Data section
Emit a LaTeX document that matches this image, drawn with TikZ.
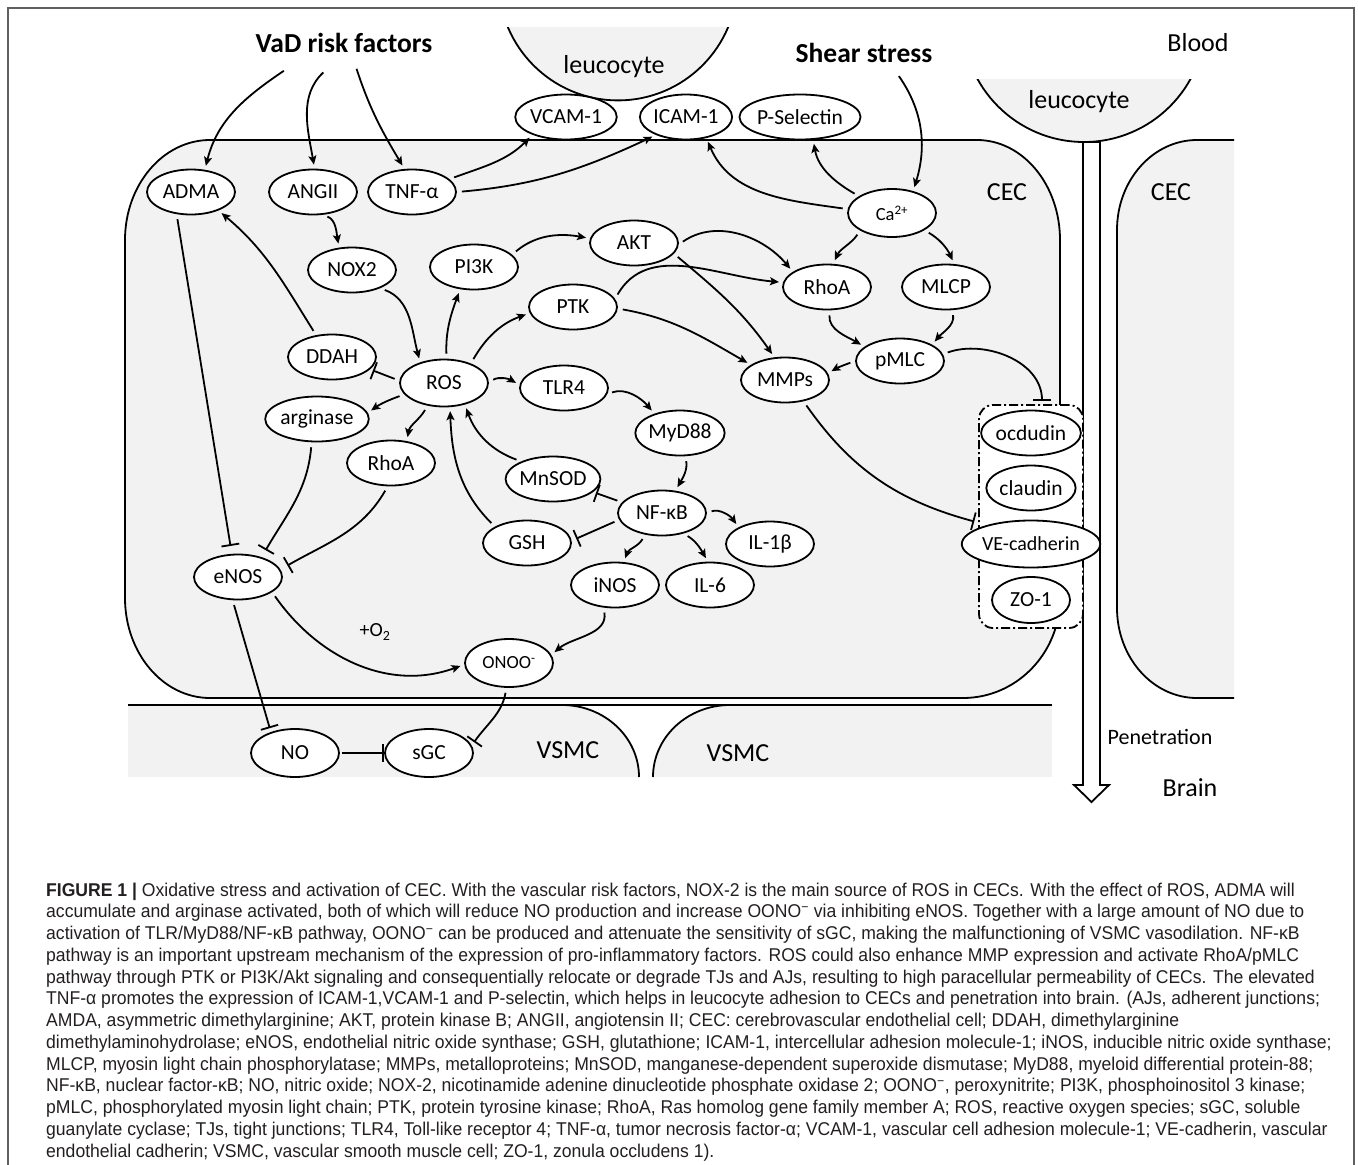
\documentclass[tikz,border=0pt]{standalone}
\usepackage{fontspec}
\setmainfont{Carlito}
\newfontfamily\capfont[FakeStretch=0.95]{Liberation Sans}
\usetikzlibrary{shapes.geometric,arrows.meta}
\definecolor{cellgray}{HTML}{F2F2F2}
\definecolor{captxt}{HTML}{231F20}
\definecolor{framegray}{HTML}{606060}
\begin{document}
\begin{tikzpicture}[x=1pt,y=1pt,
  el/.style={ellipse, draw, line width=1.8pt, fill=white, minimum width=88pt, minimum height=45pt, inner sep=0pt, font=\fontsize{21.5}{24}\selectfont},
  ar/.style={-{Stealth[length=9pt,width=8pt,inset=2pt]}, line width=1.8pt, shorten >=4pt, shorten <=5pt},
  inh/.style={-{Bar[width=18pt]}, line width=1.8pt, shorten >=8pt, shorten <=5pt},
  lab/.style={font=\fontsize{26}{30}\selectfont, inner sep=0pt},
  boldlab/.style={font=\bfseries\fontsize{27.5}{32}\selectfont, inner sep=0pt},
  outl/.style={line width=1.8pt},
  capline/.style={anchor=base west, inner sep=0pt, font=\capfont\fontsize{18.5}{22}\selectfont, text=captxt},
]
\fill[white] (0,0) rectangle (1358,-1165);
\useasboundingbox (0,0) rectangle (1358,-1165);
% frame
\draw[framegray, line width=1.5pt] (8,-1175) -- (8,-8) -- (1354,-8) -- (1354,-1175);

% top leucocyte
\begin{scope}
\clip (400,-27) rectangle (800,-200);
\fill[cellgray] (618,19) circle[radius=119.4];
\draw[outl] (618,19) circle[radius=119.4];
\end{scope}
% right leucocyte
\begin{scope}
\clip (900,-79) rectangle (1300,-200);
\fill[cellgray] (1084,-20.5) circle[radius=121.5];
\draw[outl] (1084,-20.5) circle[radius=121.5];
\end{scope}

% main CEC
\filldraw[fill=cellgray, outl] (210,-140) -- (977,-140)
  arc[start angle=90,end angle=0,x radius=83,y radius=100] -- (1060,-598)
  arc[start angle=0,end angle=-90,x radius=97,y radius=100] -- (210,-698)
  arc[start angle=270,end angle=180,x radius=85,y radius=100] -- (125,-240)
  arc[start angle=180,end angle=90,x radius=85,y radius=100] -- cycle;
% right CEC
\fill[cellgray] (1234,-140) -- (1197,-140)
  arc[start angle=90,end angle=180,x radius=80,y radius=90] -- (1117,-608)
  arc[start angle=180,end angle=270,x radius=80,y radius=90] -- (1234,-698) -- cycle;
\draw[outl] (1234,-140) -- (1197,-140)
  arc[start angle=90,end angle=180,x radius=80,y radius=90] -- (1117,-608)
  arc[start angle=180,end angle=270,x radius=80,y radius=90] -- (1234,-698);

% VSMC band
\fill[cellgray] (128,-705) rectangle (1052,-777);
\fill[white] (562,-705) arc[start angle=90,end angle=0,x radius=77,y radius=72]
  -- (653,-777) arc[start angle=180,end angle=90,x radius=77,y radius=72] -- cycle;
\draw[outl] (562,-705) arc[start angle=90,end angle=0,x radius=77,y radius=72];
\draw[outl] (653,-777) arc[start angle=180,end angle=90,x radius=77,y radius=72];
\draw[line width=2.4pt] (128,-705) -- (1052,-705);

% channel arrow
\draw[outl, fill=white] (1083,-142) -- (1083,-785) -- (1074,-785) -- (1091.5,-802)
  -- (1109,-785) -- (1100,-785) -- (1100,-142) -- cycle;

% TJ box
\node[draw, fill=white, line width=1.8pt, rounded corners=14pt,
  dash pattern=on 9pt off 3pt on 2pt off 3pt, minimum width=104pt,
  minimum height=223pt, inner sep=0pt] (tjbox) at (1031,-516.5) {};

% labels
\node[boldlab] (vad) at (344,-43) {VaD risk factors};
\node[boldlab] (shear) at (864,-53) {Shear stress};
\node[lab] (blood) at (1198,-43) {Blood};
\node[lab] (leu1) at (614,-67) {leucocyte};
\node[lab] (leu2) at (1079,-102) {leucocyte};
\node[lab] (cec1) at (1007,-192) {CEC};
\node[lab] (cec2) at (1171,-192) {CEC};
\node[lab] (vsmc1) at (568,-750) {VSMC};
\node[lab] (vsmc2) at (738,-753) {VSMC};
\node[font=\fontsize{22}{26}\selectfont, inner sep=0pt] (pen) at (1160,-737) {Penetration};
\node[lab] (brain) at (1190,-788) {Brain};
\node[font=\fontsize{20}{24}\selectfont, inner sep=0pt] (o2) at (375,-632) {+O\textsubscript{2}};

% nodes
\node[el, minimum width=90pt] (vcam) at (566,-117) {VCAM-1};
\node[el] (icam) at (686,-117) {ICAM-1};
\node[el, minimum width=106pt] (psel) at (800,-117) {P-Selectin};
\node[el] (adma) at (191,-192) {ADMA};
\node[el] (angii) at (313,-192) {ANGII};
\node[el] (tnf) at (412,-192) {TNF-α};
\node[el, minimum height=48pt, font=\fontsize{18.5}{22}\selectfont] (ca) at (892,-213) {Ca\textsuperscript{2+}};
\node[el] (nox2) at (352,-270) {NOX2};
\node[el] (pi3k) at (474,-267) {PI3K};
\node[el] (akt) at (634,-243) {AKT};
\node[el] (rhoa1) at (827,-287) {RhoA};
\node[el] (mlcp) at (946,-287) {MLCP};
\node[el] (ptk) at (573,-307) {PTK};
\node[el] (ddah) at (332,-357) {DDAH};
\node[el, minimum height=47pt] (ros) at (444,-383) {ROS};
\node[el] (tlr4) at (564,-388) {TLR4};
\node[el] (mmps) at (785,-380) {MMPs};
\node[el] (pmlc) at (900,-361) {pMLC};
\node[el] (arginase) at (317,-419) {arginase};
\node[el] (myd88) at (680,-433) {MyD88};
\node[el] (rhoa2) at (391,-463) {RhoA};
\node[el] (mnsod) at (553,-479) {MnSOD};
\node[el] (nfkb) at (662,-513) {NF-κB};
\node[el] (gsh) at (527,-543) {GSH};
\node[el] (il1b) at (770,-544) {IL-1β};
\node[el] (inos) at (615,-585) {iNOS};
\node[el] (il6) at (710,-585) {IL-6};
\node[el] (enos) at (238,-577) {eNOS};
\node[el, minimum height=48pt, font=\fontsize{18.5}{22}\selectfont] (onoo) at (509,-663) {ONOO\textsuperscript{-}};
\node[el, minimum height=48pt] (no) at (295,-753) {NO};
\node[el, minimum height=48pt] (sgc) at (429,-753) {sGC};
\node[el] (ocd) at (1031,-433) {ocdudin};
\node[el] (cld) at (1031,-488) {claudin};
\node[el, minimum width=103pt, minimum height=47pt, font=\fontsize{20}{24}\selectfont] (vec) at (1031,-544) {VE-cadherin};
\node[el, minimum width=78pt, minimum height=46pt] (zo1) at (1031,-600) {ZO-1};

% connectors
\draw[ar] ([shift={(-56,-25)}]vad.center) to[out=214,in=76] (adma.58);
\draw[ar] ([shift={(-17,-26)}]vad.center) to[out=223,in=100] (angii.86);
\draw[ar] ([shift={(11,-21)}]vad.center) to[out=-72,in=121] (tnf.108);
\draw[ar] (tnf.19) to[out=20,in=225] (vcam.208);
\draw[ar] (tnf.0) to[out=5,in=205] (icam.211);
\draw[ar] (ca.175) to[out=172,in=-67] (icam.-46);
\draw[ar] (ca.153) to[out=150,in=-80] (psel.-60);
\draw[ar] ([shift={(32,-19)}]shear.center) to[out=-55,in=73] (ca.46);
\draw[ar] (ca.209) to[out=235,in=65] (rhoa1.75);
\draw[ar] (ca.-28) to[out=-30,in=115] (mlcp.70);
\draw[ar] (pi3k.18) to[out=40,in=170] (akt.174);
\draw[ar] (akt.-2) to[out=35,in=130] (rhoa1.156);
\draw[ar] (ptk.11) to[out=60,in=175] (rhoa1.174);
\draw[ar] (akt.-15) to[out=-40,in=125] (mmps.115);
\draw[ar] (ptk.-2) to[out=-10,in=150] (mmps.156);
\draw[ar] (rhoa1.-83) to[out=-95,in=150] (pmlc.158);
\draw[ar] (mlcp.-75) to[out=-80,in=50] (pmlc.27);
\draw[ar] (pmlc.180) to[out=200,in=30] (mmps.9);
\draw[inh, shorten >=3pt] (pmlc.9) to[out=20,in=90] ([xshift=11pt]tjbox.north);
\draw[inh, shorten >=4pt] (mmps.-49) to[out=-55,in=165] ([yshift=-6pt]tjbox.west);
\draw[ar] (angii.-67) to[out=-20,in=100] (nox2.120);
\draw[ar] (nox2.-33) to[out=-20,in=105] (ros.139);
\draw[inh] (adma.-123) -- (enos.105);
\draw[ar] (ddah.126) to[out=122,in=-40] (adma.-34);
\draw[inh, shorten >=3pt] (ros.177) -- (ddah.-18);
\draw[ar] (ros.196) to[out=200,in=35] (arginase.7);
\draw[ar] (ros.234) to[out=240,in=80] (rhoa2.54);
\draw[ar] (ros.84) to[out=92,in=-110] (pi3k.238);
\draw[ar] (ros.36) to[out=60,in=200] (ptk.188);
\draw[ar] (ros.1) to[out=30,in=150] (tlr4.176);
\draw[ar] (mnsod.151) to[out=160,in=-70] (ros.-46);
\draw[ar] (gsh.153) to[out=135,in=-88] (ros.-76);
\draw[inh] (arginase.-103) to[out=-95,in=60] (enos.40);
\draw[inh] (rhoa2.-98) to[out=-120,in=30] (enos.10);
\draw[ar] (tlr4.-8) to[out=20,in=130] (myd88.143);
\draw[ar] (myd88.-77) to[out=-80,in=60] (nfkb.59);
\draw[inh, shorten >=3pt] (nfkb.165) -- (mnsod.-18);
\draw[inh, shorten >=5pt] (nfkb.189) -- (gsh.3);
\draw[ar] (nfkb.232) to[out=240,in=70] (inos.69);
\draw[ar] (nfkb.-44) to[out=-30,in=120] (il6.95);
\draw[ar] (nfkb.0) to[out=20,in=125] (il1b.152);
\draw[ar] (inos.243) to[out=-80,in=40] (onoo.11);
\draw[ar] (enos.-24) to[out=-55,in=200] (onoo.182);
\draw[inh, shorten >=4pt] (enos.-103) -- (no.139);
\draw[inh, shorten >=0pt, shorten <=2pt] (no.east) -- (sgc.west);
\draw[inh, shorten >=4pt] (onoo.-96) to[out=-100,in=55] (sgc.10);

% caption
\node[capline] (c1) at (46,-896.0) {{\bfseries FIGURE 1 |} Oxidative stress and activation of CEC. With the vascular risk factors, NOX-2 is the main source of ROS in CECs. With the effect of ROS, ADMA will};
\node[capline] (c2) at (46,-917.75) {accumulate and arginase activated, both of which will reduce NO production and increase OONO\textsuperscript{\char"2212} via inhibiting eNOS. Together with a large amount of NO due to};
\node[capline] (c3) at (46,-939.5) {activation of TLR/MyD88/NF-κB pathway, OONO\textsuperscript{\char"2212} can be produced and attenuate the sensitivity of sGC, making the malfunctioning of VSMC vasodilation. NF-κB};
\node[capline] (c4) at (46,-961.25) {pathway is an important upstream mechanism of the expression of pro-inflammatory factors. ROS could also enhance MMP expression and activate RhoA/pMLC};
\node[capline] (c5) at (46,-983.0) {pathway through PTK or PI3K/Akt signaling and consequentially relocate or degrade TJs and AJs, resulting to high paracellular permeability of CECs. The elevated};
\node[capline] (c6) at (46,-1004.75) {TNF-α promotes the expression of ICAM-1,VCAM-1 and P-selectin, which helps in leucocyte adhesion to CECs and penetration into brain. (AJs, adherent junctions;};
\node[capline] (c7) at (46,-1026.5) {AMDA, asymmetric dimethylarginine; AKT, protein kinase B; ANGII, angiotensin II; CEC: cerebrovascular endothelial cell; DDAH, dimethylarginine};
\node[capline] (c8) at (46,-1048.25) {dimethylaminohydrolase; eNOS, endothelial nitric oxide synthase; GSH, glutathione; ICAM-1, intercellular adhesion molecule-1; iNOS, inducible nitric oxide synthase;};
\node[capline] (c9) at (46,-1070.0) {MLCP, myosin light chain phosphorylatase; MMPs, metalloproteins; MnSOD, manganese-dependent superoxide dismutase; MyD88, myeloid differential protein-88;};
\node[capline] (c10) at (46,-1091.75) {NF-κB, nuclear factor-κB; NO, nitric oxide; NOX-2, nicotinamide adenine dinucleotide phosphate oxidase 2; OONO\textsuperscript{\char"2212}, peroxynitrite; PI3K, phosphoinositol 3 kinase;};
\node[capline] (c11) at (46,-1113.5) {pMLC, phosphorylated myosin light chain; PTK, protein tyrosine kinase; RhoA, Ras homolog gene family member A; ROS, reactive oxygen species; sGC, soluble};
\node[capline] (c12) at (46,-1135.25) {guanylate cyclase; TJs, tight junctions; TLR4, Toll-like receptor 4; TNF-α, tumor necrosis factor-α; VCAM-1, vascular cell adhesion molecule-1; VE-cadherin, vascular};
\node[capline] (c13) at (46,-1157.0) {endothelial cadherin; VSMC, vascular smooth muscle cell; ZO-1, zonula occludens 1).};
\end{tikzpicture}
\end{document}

Your objective
Starting with the first line of the data above and ending with the line containing "(1354,-8) -- (1354,-1175);", please restate every line exactly, leaving images out.

Correct output
Emit a LaTeX document that matches this image, drawn with TikZ.
\documentclass[tikz,border=0pt]{standalone}
\usepackage{fontspec}
\setmainfont{Carlito}
\newfontfamily\capfont[FakeStretch=0.95]{Liberation Sans}
\usetikzlibrary{shapes.geometric,arrows.meta}
\definecolor{cellgray}{HTML}{F2F2F2}
\definecolor{captxt}{HTML}{231F20}
\definecolor{framegray}{HTML}{606060}
\begin{document}
\begin{tikzpicture}[x=1pt,y=1pt,
  el/.style={ellipse, draw, line width=1.8pt, fill=white, minimum width=88pt, minimum height=45pt, inner sep=0pt, font=\fontsize{21.5}{24}\selectfont},
  ar/.style={-{Stealth[length=9pt,width=8pt,inset=2pt]}, line width=1.8pt, shorten >=4pt, shorten <=5pt},
  inh/.style={-{Bar[width=18pt]}, line width=1.8pt, shorten >=8pt, shorten <=5pt},
  lab/.style={font=\fontsize{26}{30}\selectfont, inner sep=0pt},
  boldlab/.style={font=\bfseries\fontsize{27.5}{32}\selectfont, inner sep=0pt},
  outl/.style={line width=1.8pt},
  capline/.style={anchor=base west, inner sep=0pt, font=\capfont\fontsize{18.5}{22}\selectfont, text=captxt},
]
\fill[white] (0,0) rectangle (1358,-1165);
\useasboundingbox (0,0) rectangle (1358,-1165);
% frame
\draw[framegray, line width=1.5pt] (8,-1175) -- (8,-8) -- (1354,-8) -- (1354,-1175);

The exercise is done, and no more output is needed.